Certains problèmes d’ordre métaphysique — problèmes dont il s’était jusqu’ici peu occupé — commencent à se poser à lui. Croyant sincère, très lié avec d’éminents pasteurs, il n’était guère pratiquant et la religion n’occupait dans son œuvre qu’une place secondaire. Pourtant, dès 1951, il collabora à une importante publication : Les Forces religieuses et la Vie politique. En 1958, il donne un ouvrage : Les Voies d’Israël, Essai d’interprétation de la Religion juive, qui témoigne de préoccupations nouvelles.

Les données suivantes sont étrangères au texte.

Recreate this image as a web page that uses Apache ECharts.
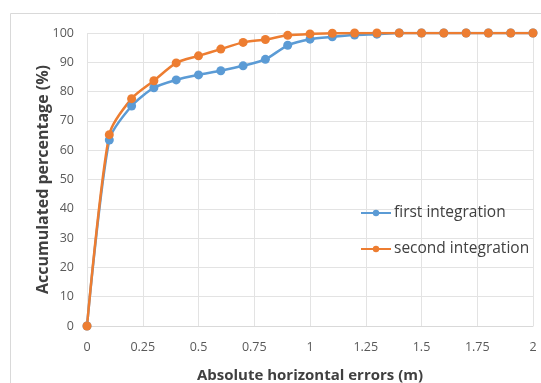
<!DOCTYPE html>
<html><head><meta charset="utf-8">
<script src="https://cdn.jsdelivr.net/npm/echarts@6/dist/echarts.min.js"></script>
<style>html,body{margin:0;padding:0;background:#fff}#c{width:541px;height:383px}</style>
</head><body><div id="c"></div>
<script>
const xValues = [0,0.1,0.2,0.3,0.4,0.5,0.6,0.7,0.8,0.9,1.0,1.1,1.2,1.3,1.4,1.5,1.6,1.7,1.8,1.9,2.0];
const firstIntegration = [0,63.5,75.1,81.3,84.0,85.7,87.1,88.8,91.0,95.8,97.9,98.7,99.3,99.6,100,100,100,100,100,100,100];
const secondIntegration = [0,65.3,77.6,83.7,89.8,92.2,94.5,96.8,97.8,99.2,99.7,99.9,100,100,100,100,100,100,100,100,100];
const xTicks = {min:0, max:2, interval:0.25};
const yTicks = {min:0, max:100, interval:10};

const chart = echarts.init(document.getElementById('c'));
const pair = arr => xValues.map((x,i)=>[x,arr[i]]);
const font = '"Open Sans", "Noto Sans", sans-serif';
chart.setOption({
  animation:false,
  graphic:[{type:'rect',shape:{x:10.5,y:13.5,width:540,height:380},style:{fill:'none',stroke:'#d9d9d9',lineWidth:1},z:-1}],
  grid:{left:87,right:8,top:33,bottom:57,outerBoundsMode:'none',containLabel:false},
  legend:{
    orient:'vertical', left:355, top:200, itemGap:20, itemWidth:30, itemHeight:8,
    textStyle:{fontFamily:font, fontSize:15.5, color:'#404040', padding:[0,0,0,-2]},
    data:['first integration','second integration']
  },
  xAxis:{type:'value', min:xTicks.min, max:xTicks.max, interval:xTicks.interval,
    name:'Absolute horizontal errors (m)', nameLocation:'middle', nameGap:42,
    nameTextStyle:{fontFamily:font, fontSize:15, fontWeight:'bold', color:'#404040'},
    axisLine:{lineStyle:{color:'#d9d9d9'}}, axisTick:{show:false},
    axisLabel:{fontFamily:font, fontSize:12.5, color:'#595959', margin:15},
    splitLine:{show:true,lineStyle:{color:'#e3e3e3'}}},
  yAxis:{type:'value', min:yTicks.min, max:yTicks.max, interval:yTicks.interval,
    name:'Accumulated percentage (%)', nameLocation:'middle', nameGap:36, nameMoveOverlap:false,
    nameTextStyle:{fontFamily:font, fontSize:16, fontWeight:'bold', color:'#404040'},
    axisLine:{show:false}, axisTick:{show:false},
    axisLabel:{fontFamily:font, fontSize:12.5, color:'#595959', margin:13},
    splitLine:{lineStyle:{color:'#e3e3e3'}}},
  series:[
    {name:'first integration', type:'line', data:pair(firstIntegration), smooth:0.25,
     symbol:'circle', symbolSize:9, color:'#5b9bd5', lineStyle:{width:2.5}},
    {name:'second integration', type:'line', data:pair(secondIntegration), smooth:0.25,
     symbol:'circle', symbolSize:9, color:'#ed7d31', lineStyle:{width:2.5}}
  ]
});
</script></body></html>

Son dernier livre toutefois, qui ne paraîtra qu’après sa mort, reste dans sa ligne habituelle. Il est intitulé : Itinéraire de contagions, Épidémies et Idéologies.

En 1958, Siegfried va encore nager au voisinage du Cap d’Antibes. En 1959, un mal incurable s’installe soudain dans son organisme. Bientôt il se voit condamné à l’immobilité, son cerveau demeurant entièrement lucide. La tendresse de sa femme et celle de sa fille adoucissent son glissement vers la mort. Elle survient au bout de quatre mois. Il a quatre-vingt-quatre ans.

Je ne suis pas certain que notre époque violente et tourmentée favorise l’éclosion d’un autre Siegfried, savant objectif, impartial, irradiant la clarté en même temps passionné par les formes, les sons et les couleurs. Il était le très haut représentant d’un monde menacé d’effondrement. Inspirons-nous cependant de sa lucide fermeté pour ne pas désespérer et disons-nous, après Claudel, que « le pire n’est pas toujours le plus sûr ».